Let $f\colon \mathbb{N_0}\to \mathbb{N_0}$
$f(n+1)\gt f(n)$ , with $n \in \mathbb{N_0}$
$f(n+f(m))= f(n)+m+1$, with $n,m \in \mathbb{N_0}$
$f(2017)=?$
I tried with a equation system, but i can't figure it out.
Let $f\colon \mathbb{N_0}\to \mathbb{N_0}$
$f(n+1)\gt f(n)$ , with $n \in \mathbb{N_0}$
$f(n+f(m))= f(n)+m+1$, with $n,m \in \mathbb{N_0}$
$f(2017)=?$
I tried with a equation system, but i can't figure it out.

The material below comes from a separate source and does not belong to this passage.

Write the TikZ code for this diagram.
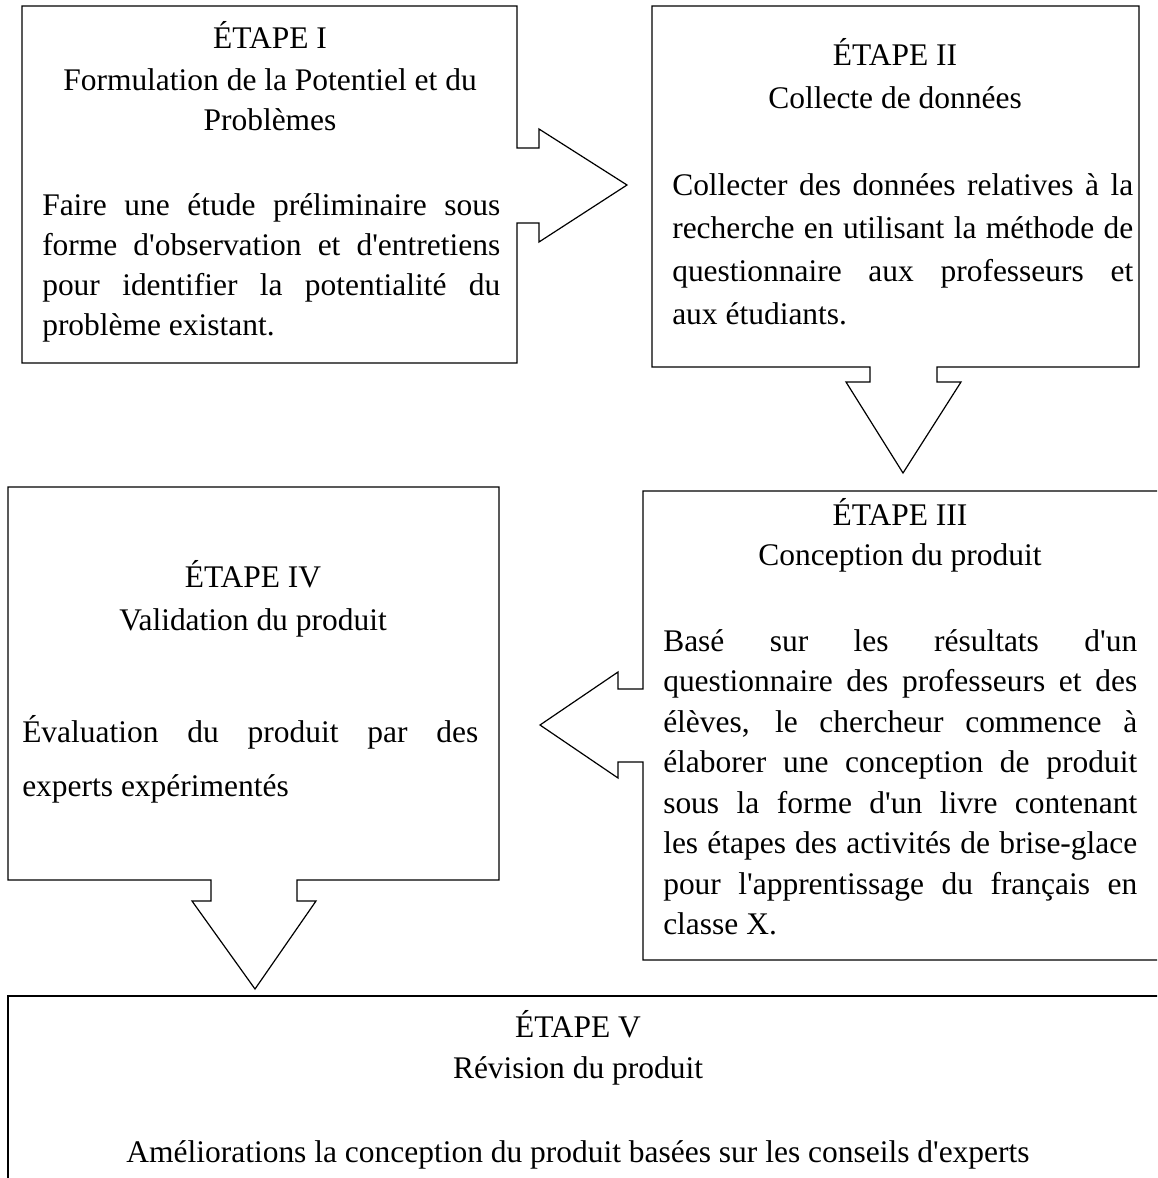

First we have to determine what $f(0)$ is. Suppose $f(0)=0$. Then $f(0)=f(0+f(0))=f(0)+1$, a contradiction. Now suppose $f(0)=k$ for some $k>1$. Then $f(k)=f(0+f(0))=f(0)+1=k+1$. But note that by the first property, we have $$k=f(0)<f(1)<\cdots<f(k)=k+1.$$ Since $0<1<k$, there is no valid value for $f(1)$, a contradiction.
We deduce that $f(0)=1$. This and the second condition suggests that perhaps $f(n)=n+1$ holds for all $n$. Indeed, the function $n\mapsto n+1$ satisfies all of the above conditions, so is a candidate for the solution. We would like to prove that this is the only such function.
Let's prove this by induction. Suppose $f(m)=m+1$ holds for all $0\leqslant m<n$. In particular, $n=f(n-1)$. Thus, $$f(n)=f(0+f(n-1))=f(0)+n-1+1=f(0)+n=n+1.$$
Therefore, by induction, $f(n)=n+1$ holds for all $n$. In particular, $f(2017)=2018$.